Not to be outdone by his boss, Scalia closes his argument with a dictionary definition of his own—with a Biblical reference thrown in free of charge.

Hubris is sometimes defined as o’erweening pride; and pride, we know, goeth before a fall.

Clarence Thomas
After a long meditation on the meaning of the word “liberty,” Thomas turns to another term invoked in the majority opinion: “dignity.” Dignity shouldn’t be an issue, he says, because there’s no dignity clause in the Constitution. Also, because black Americans didn’t lose their dignity under slavery:

The corollary of that principle is that human dignity cannot be taken away by the government. Slaves did not lose their dignity (any more than they lost their humanity) because the government allowed them to be enslaved. Those held in internment camps did not lose their dignity because the government confined them. And those denied governmental benefits certainly do not lose their dignity because the government denies them those benefits. The government cannot bestow dignity, and it cannot take it away.

The majority’s musings are thus deeply misguided, but at least those musings can have no effect on the dignity of the persons the majority demeans.

Samuel Alito
Finally, we come to Samuel Alito, who has the most nasty things to say about gay marriage itself. Here, he argues that a conception of marriage that is not focused on procreation—i.e., one that has room for same-sex couples—is only possible because the traditional baby-centric model has become “frayed” and “decayed.”

Have you guys heard about all these single moms?

If this traditional understanding of the purpose of marriage does not ring true to all ears today, that is probably because the tie between marriage and procreation has frayed. Today, for instance, more than 40% of all children in this country are born to unmarried women. This development undoubtedly is both a cause and a result of changes in our society’s understanding of marriage. While, for many, the attributes of marriage in 21st century America have changed, those States that do not want to recognize same-sex marriage have not yet given up on the traditional understanding. They worry that by officially abandoning the older understanding, they may contribute to marriage’s further decay. It is far beyond the outer reaches of this Court’s authority to say that a State may not adhere to the understanding of marriage that has long prevailed, not just in this country and others with similar cultural roots, but also in a great variety of countries and cultures all around the globe.
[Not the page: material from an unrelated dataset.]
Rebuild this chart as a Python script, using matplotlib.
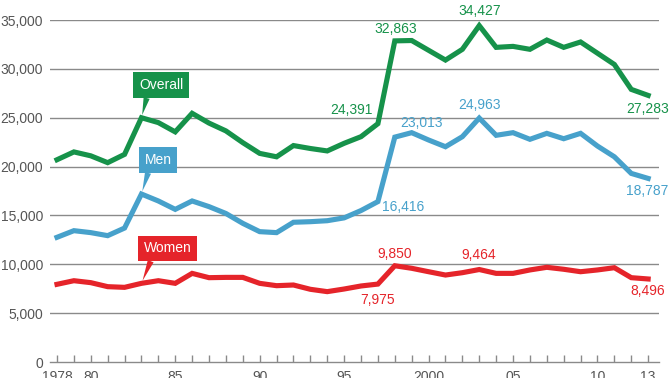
import matplotlib
matplotlib.use("Agg")
import matplotlib.pyplot as plt
from matplotlib.ticker import FuncFormatter

plt.rcParams['font.family'] = ['Liberation Sans', 'DejaVu Sans']

years = list(range(1978, 2014))
overall = [20700, 21500, 21100, 20400, 21250, 25000, 24500, 23550, 25450, 24450,
           23650, 22450, 21350, 21000, 22150, 21850, 21600, 22380, 23060, 24391,
           32863, 32900, 31900, 30900, 32000, 34427, 32200, 32300, 32000, 32950,
           32200, 32750, 31600, 30450, 27900, 27283]
men = [12760, 13440, 13240, 12930, 13710, 17190, 16480, 15620, 16480, 15900,
       15200, 14190, 13340, 13240, 14300, 14360, 14460, 14750, 15500, 16416,
       23013, 23470, 22720, 22030, 23060, 24963, 23200, 23470, 22790, 23400,
       22850, 23400, 22100, 21000, 19300, 18787]
women = [7950, 8320, 8120, 7710, 7640, 8050, 8320, 8050, 9070, 8630,
         8660, 8660, 8050, 7810, 7880, 7440, 7200, 7470, 7780, 7975,
         9850, 9590, 9240, 8900, 9140, 9464, 9070, 9070, 9420, 9690,
         9490, 9240, 9420, 9650, 8630, 8496]

xtick_years = [1978, 1980, 1985, 1990, 1995, 2000, 2005, 2010, 2013]
xtick_labels = ["1978", "80", "85", "90", "95", "2000", "05", "10", "13"]
yticks = [0, 5000, 10000, 15000, 20000, 25000, 30000, 35000]

c_overall = "#16924a"
c_men = "#47a1cb"
c_women = "#e5242a"
grid_c = "#8a8a8a"
txt_c = "#555555"

fig = plt.figure(figsize=(6.7, 3.78), dpi=100)
ax = fig.add_axes([50/670, 16/378, 609/670, 342/378])
ax.set_xlim(1978 - 7/16.89, 1978 + 602/16.89)
ax.set_ylim(0, 35000)

for y in yticks[1:]:
    ax.axhline(y, color=grid_c, lw=1.0, zorder=1)

ax.plot(years, overall, color=c_overall, lw=3.7, solid_joinstyle='miter', zorder=3)
ax.plot(years, men, color=c_men, lw=3.7, solid_joinstyle='miter', zorder=3)
ax.plot(years, women, color=c_women, lw=3.7, solid_joinstyle='miter', zorder=3)

for s in ['top', 'right', 'left']:
    ax.spines[s].set_visible(False)
ax.spines['bottom'].set_color(grid_c)
ax.spines['bottom'].set_linewidth(1.0)

ax.set_yticks(yticks)
ax.yaxis.set_major_formatter(FuncFormatter(lambda v, p: f"{int(v):,}"))
ax.tick_params(axis='y', length=0, pad=5, labelsize=10, labelcolor=txt_c)
ax.set_xticks(years, minor=True)
ax.set_xticks(xtick_years)
ax.set_xticklabels(xtick_labels)
ax.tick_params(axis='x', which='both', direction='in', length=5, width=1,
               color=grid_c, labelsize=10, labelcolor=txt_c, pad=6)

PT = 0.72  # pixels -> points at 100 dpi

def val_label(series, year, dx, dy, color):
    i = years.index(year)
    v = series[i]
    ax.annotate(f"{v:,}", xy=(year, v), xytext=(dx * PT, dy * PT),
                textcoords='offset points', ha='center', va='center',
                fontsize=10, color=color, annotation_clip=False, zorder=5)

val_label(overall, 1997, -26, 14, c_overall)
val_label(overall, 1998, 1, 12, c_overall)
val_label(overall, 2003, 0, 14.5, c_overall)
val_label(overall, 2013, -1, -14, c_overall)
val_label(men, 1998, 27, 14, c_men)
val_label(men, 2003, 0, 13, c_men)
val_label(men, 2013, -1, -13, c_men)
val_label(men, 1997, 25, -5, c_men)
val_label(women, 1998, 0, 12, c_women)
val_label(women, 1997, 0, -16, c_women)
val_label(women, 2003, -1, 15, c_women)
val_label(women, 2013, 0, -12, c_women)

def callout(series, year, name, dx, dy, color):
    i = years.index(year)
    v = series[i]
    ax.annotate(name, xy=(year, v), xytext=(dx * PT, dy * PT),
                textcoords='offset points', ha='center', va='center',
                fontsize=10, color='white', zorder=6,
                bbox=dict(boxstyle='square,pad=0.42', fc=color, ec='none'),
                arrowprops=dict(arrowstyle='wedge,tail_width=0.45,shrink_factor=0.5',
                                fc=color, ec='none', relpos=(0.2, 0.0),
                                shrinkA=0, shrinkB=2))

callout(overall, 1983, "Overall", 20, 32.5, c_overall)
callout(men, 1983, "Men", 16.5, 34, c_men)
callout(women, 1983, "Women", 26, 35, c_women)

fig.savefig("out.png", dpi=100)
Alito then considers the majority’s comparison between laws that prohibit gay marriage with those that subordinated women and people of color—and concludes that homophobes will now be relegated to “whispering” their homophobic ideas in the safety of their own homes, lest they be labeled as bigots. Which—call me crazy—sounds like a desirable state of affairs to me.

Perhaps recognizing how its reasoning may be used, the majority attempts, toward the end of its opinion, to reassure those who oppose same-sex marriage that their rights of conscience will be protected. Ante, at 26–27. We will soon see whether this proves to be true. I assume that those who cling to old beliefs will be able to whisper their thoughts in the recesses of their homes, but if they repeat those views in public, they will risk being labeled as bigots and treated as such by governments, employers, and schools.

If any of this stuff strikes you as upsetting, don’t worry about it too much. The good guys won. The bad guys lost, and their gripes about losing are just that: gripes. Time to celebrate.
 
That op-ed is fucking scary. Rambo, do you actually agree with this line - "I assume that those who cling to old beliefs will be able to whisper their thoughts in the recesses of their homes, but if they repeat those views in public, they will risk being labeled as bigots and treated as such by governments, employers, and schools."